Gunshots can sometimes be heard in the Chapéu Mangueira favela in Rio. Drug traffickers and police are engaged in a long running war of attrition. But people live here too. Kids are raised, businesses are run. It is also here that Emma Boccanfuso has made her new documentary, Saudades Eternas, a world premiere in International Competition in Visions Du Réel.
In the film, she follows the remarkable Mother Courage-like Sueli, a flamboyant local woman fighting to hold her extended family together, running her own makeshift bar and enjoying plenty of gossip with the neighbours.
“It was in 2015, quite by chance, during my first trip to Brazil, that I discovered Chapéu Mangueira. I was there as part of a university exchange with the Beaux-Arts de Paris. I got lost in the narrow streets and met Sueli, who was hosting a barbecue, and with whom I immediately felt a connection,” the director explains her very close links with the subject of her film.
“I went back to see her, and I very quickly found myself propelled into the heart of the home and the intimacy of this family. From there, a deep friendship was born, to the point that I have been coming back several times a year to see them for the past ten years.”
Spending time with Sueli, Boccanfuso, an artist and filmmaker who spends her time between France and Brazil, began to understand the challenges facing the community. Life in Chapéu Mangueira is cheap. The cops might kill a man just because he is carrying an umbrella (and then they’ll claim they thought it was a gun). Money is tight. Even so, there is a strong sense of community and optimism.
“Intrigued and moved, and despite the obvious violence, I decided to move to Chapéu Mangueira,” Boccanfuso continues. “It is a way of existing that moved me deeply. My desire to make a film was born from this encounter. Over the years, filming became a way of paying tribute to them, with all the affection I have for them, for what they put in place on a daily basis in order to survive in the turmoil of violence and death that they are constantly confronted with.”
Sueli’s children and grandchildren soon began to regard Emma as part of the family. She has watched them grow up over many years and has always been struck by their resilience.
“While Sueli, physically affected by the anxiety linked to the drug trafficking, watches over her grandchildren, they themselves seem much less sensitive to the bursts of gunfire that punctuate their daily lives,” Emma observes. “In the film, it is also through their gaze that we experience the war. In particular through play, the reproduction of gestures, and the mimicry of traffickers.”

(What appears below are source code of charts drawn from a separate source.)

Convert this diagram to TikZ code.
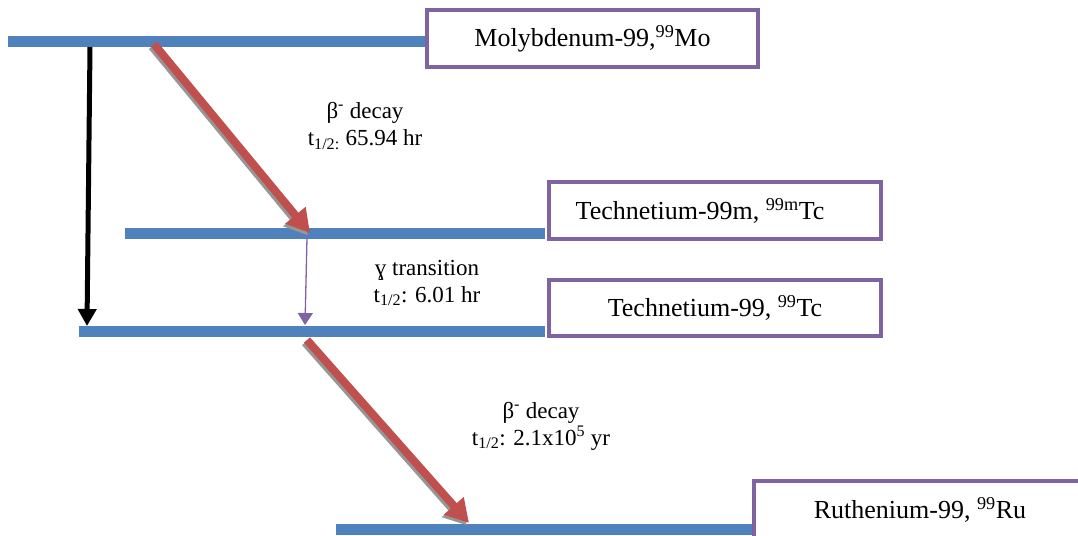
\documentclass[tikz,border=0pt]{standalone}
\usepackage{fontspec}
\setmainfont{Liberation Serif}
\usetikzlibrary{arrows.meta}
\definecolor{barblue}{HTML}{4F81BD}
\definecolor{boxpurple}{HTML}{8064A2}
\definecolor{decayred}{HTML}{C0504D}
\definecolor{shadowgray}{RGB}{150,150,150}
\tikzset{
  levelbar/.style={draw=none, fill=barblue, inner sep=0pt, minimum height=11pt},
  isobox/.style={draw=boxpurple, line width=4pt, fill=white, inner sep=0pt, minimum width=332pt, minimum height=57pt},
  boxtext/.style={font=\fontsize{26}{30}\selectfont, inner sep=0pt},
  lbl/.style={font=\fontsize{23}{27}\selectfont, align=center, inner sep=0pt},
  decay/.style={draw=decayred, line width=8pt, -{Triangle[length=23pt,width=25pt]}},
  decayshadow/.style={draw=shadowgray, line width=8pt, -{Triangle[length=23pt,width=25pt]}},
  direct/.style={draw=black, line width=5pt, -{Triangle[length=17pt,width=18pt]}},
  gamma/.style={draw=boxpurple, line width=1.3pt, -{Triangle[length=12pt,width=15pt]}}
}
\begin{document}
\begin{tikzpicture}[x=1pt,y=-1pt]
\path[use as bounding box] (0,0) rectangle (1078,535);
\clip (0,0) rectangle (1078,535);
% level bars
\node[levelbar, minimum width=417pt] (b1) at (216.5,42) {};
\node[levelbar, minimum width=420pt] (b2) at (335,233) {};
\node[levelbar, minimum width=466pt] (b3) at (312,331) {};
\node[levelbar, minimum width=416pt] (b4) at (544,529) {};
% boxes
\node[isobox, minimum width=331pt] (mo) at (592.5,38.5) {};
\node[boxtext] (motxt) at (mo.center) {Molybdenum-99,\textsuperscript{99}Mo};
\node[isobox] (tcm) at (715,210.5) {};
\node[boxtext] (tcmtxt) at (700,210.5) {Technetium-99m, \textsuperscript{99m}Tc};
\node[isobox, minimum height=56pt] (tc) at (715,308) {};
\node[boxtext] (tctxt) at (tc.center) {Technetium-99, \textsuperscript{99}Tc};
\node[isobox] (ru) at (920,509.5) {};
\node[boxtext] (rutxt) at (ru.center) {Ruthenium-99, \textsuperscript{99}Ru};
% arrow end points
\coordinate (k0) at (90,47);
\coordinate (k1) at (87,326);
\coordinate (r0) at (154,44);
\coordinate (r1) at (310,233);
\coordinate (g0) at (307,238);
\coordinate (g1) at (305,325);
\coordinate (s0) at (307,340);
\coordinate (s1) at (469,523);
% arrows
\draw[direct] (k0) -- (k1);
\draw[decayshadow] ([shift={(-2,2.5)}]r0) -- ([shift={(-2,2.5)}]r1);
\draw[decay] (r0) -- (r1);
\draw[gamma] (g0) -- (g1);
\draw[decayshadow] ([shift={(-2,2.5)}]s0) -- ([shift={(-2,2.5)}]s1);
\draw[decay] (s0) -- (s1);
% labels
\node[lbl] (l1) at (365,126) {β\textsuperscript{-} decay\\t\textsubscript{1/2:} 65.94 hr};
\node[lbl] (l2) at (427,283) {ɣ transition\\t\textsubscript{1/2}: 6.01 hr};
\node[lbl] (l3) at (541,426) {β\textsuperscript{-} decay\\t\textsubscript{1/2}: 2.1x10\textsuperscript{5} yr};
\end{tikzpicture}
\end{document}
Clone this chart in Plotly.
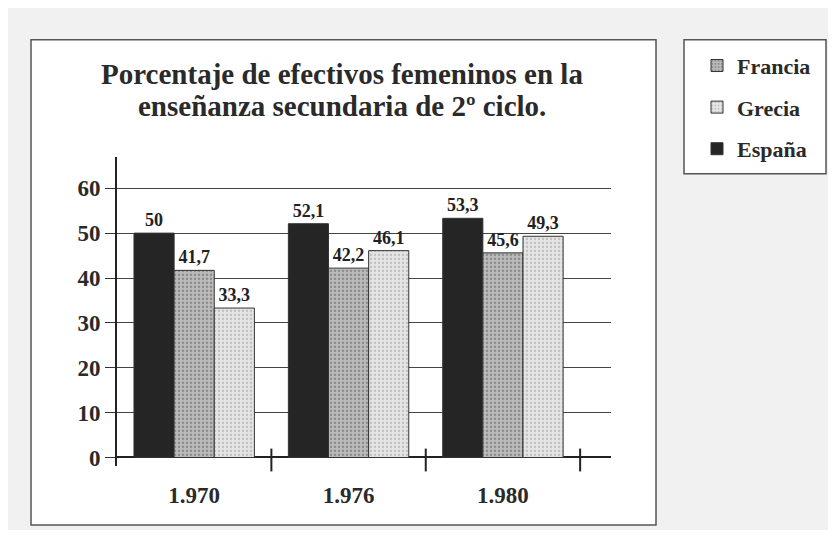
import plotly.graph_objects as go

years = ["1.970", "1.976", "1.980"]
espana = [50, 52.1, 53.3]
francia = [41.7, 42.2, 45.6]
grecia = [33.3, 46.1, 49.3]
y_ticks = [0, 10, 20, 30, 40, 50, 60]
title_lines = ["Porcentaje de efectivos femeninos en la", "enseñanza secundaria de 2º ciclo."]

# the page has an 8px body margin on every side; work in page pixel coordinates
OFF = 8
W, H = 836 - 2 * OFF, 538 - 2 * OFF
SERIF = "Liberation Serif"

def px(x):
    return (x - OFF) / W

def py(y):
    return 1 - (y - OFF) / H

def lab(vals):
    return [f"{v:g}".replace(".", ",") for v in vals]

fig = go.Figure()
series = [
    ("España", espana, dict(color="#252525"), 3),
    ("Francia", francia, dict(color="#b4b4b4",
                               pattern=dict(shape=".", fgcolor="#5a5a5a", bgcolor="#bdbdbd",
                                            size=4, solidity=0.35)), 1),
    ("Grecia", grecia, dict(color="#e2e2e2",
                             pattern=dict(shape=".", fgcolor="#9a9a9a", bgcolor="#e6e6e6",
                                          size=4, solidity=0.3)), 2),
]
for name, vals, mk, rank in series:
    mk = dict(mk)
    mk["line"] = dict(color="#333333", width=1)
    fig.add_trace(go.Bar(
        x=years, y=vals, name=name, marker=mk,
        text=lab(vals), textposition="outside", cliponaxis=False,
        textfont=dict(family=SERIF, size=18, color="#222222", weight="bold"),
        legendrank=rank, legendgroup=name,
    ))

shapes = [
    dict(type="rect", xref="paper", yref="paper", x0=px(31), x1=px(656), y0=py(529), y1=py(40),
         fillcolor="white", line=dict(color="#555555", width=1.5), layer="below"),
    dict(type="rect", xref="paper", yref="paper", x0=px(684), x1=px(826), y0=py(175), y1=py(40),
         fillcolor="white", line=dict(color="#555555", width=1.5), layer="below"),
]
for b in [0.5, 1.5, 2.5]:
    shapes.append(dict(type="line", xref="x", yref="paper", x0=b, x1=b,
                       y0=py(475), y1=py(452), line=dict(color="#222222", width=2)))

title_font = dict(family=SERIF, size=29, color="#2a2a2a", weight="bold")
annotations = [
    dict(text=title_lines[1], xref="paper", yref="paper", x=px(342), y=py(107),
         xanchor="center", yanchor="middle", showarrow=False, font=title_font),
]

fig.update_layout(
    width=W, height=H,
    margin=dict(l=0, r=0, t=0, b=0),
    paper_bgcolor="#f1f1f1",
    plot_bgcolor="rgba(0,0,0,0)",
    barmode="group", bargap=0.22, bargroupgap=0,
    title=dict(text=title_lines[0],
               x=px(342), xanchor="center", xref="paper", y=py(74), yref="paper", yanchor="middle",
               font=title_font),
    xaxis=dict(domain=[px(117), px(611)], range=[-0.5, 2.7], type="category",
               showgrid=False, showline=False, zeroline=False, ticks="",
               tickfont=dict(family=SERIF, size=23, color="#2a2a2a", weight="bold"),
               ticklabelstandoff=13),
    yaxis=dict(domain=[py(470), py(158)], range=[-2, 67],
               tickvals=y_ticks, ticks="outside", ticklen=10, tickcolor="#333333", tickwidth=1,
               showgrid=True, gridcolor="#444444", gridwidth=1,
               zeroline=True, zerolinecolor="#222222", zerolinewidth=2,
               showline=True, linecolor="#222222", linewidth=2,
               tickfont=dict(family=SERIF, size=23, color="#2a2a2a", weight="bold")),
    legend=dict(x=px(697), xanchor="left", y=py(45), yanchor="top",
                bgcolor="rgba(0,0,0,0)", traceorder="grouped", tracegroupgap=10,
                font=dict(family=SERIF, size=22, color="#2a2a2a", weight="bold")),
    shapes=shapes,
    annotations=annotations,
)

fig.write_html("out.html")
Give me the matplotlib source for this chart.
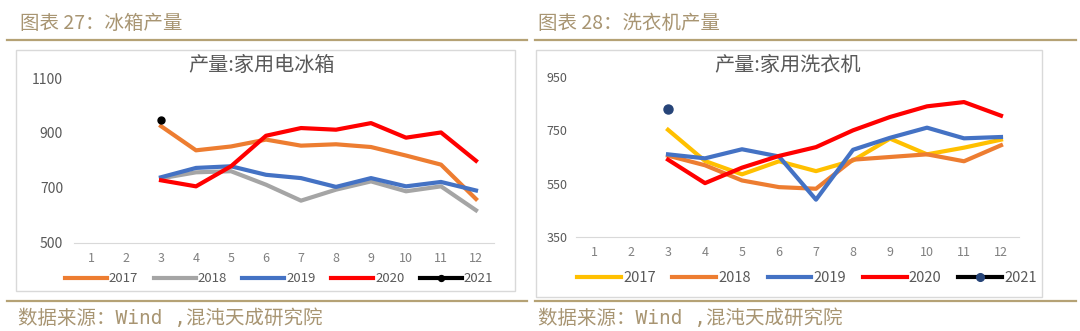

Filming was done in an intuitive way, over a long period of time. “It became like a kind of ritual each time I came back. I filmed alone with my phone, which allowed me to work in a light and spontaneous way.”
She evolved a very particular way of working, using fixed frames “like paintings” to observe, but to still leave room for “unexpected events.”
“The characters are free to move; they come closer to the camera, enter and leave the frame… These static shots, slightly distanced, also help establish our relationship. It is through my gaze that we access them, but I also want the film to make visible what is happening between them and me. Sometimes we return to the same framing to capture moments that will echo others, filmed in a similar way. This device reflects a shoot spread over a long period of time, and gives each captured scene a sense of familiarity.”
Sueli’s house was always busy with friends and relatives. The camera may be still, but there is continuous activity. The good humour within the household is only partly undermined by the sounds from outside – the arguments and the gunfire.
“In this film, I chose to depict violence without showing it. We experience violence through off-screen sound. We hear the gunshots, the traffickers’ radios, Sue speaking to them from the window… It is a deliberate choice not to show the traffickers, and to make this war visible and tangible through the power of sound.”
“When I arrived in the neighbourhood, this daily life marked by the fear of shootings was completely foreign to me. I instinctively relied on the reactions of the people around me. At first, I experienced this external violence in a very visceral way, like Sueli. Then, I would not say that I got used to it, rather that I chose to adjust my emotions by aligning myself with those of Wendel and Jaqueline, in order to experience these episodes in a less anxious way.”
The violence hit home in devastating fashion when Rodrigo, a close relative, was murdered by the police. The fury over this random killing helped draw the community yet closer together. Boccanfuso regards her film partly as a tribute to his memory.
The screening in Nyon marks the world premiere of Saudades Eternas. The director did screen some of the footage earlier at an event at the Centre Pompidou, organised by La Cinémathèque du documentaire at the Bpi, in partnership with the CNC.
It was agreed with the family, from the very beginning of the project, that Saudades Eternas would not be screened in public in Brazil, in order not to expose the protagonists to any potentially embarrassing situation related to the conflict taking place in their favela.
Now, though, Boccanfuso is back working in Brazil, preparing a new project looking at Copacabana beach “from the inside.” Her intention isn’t to take the point of view of the tourists but instead to explore from the perspectives of those who rent out the parasols and “turn this space into a daily place of work.”
Saudades Eternas is produced by Flavia Zanon of Close Up Films (Switzerland), and Anne-Catherine Witt of Macalube Films (France).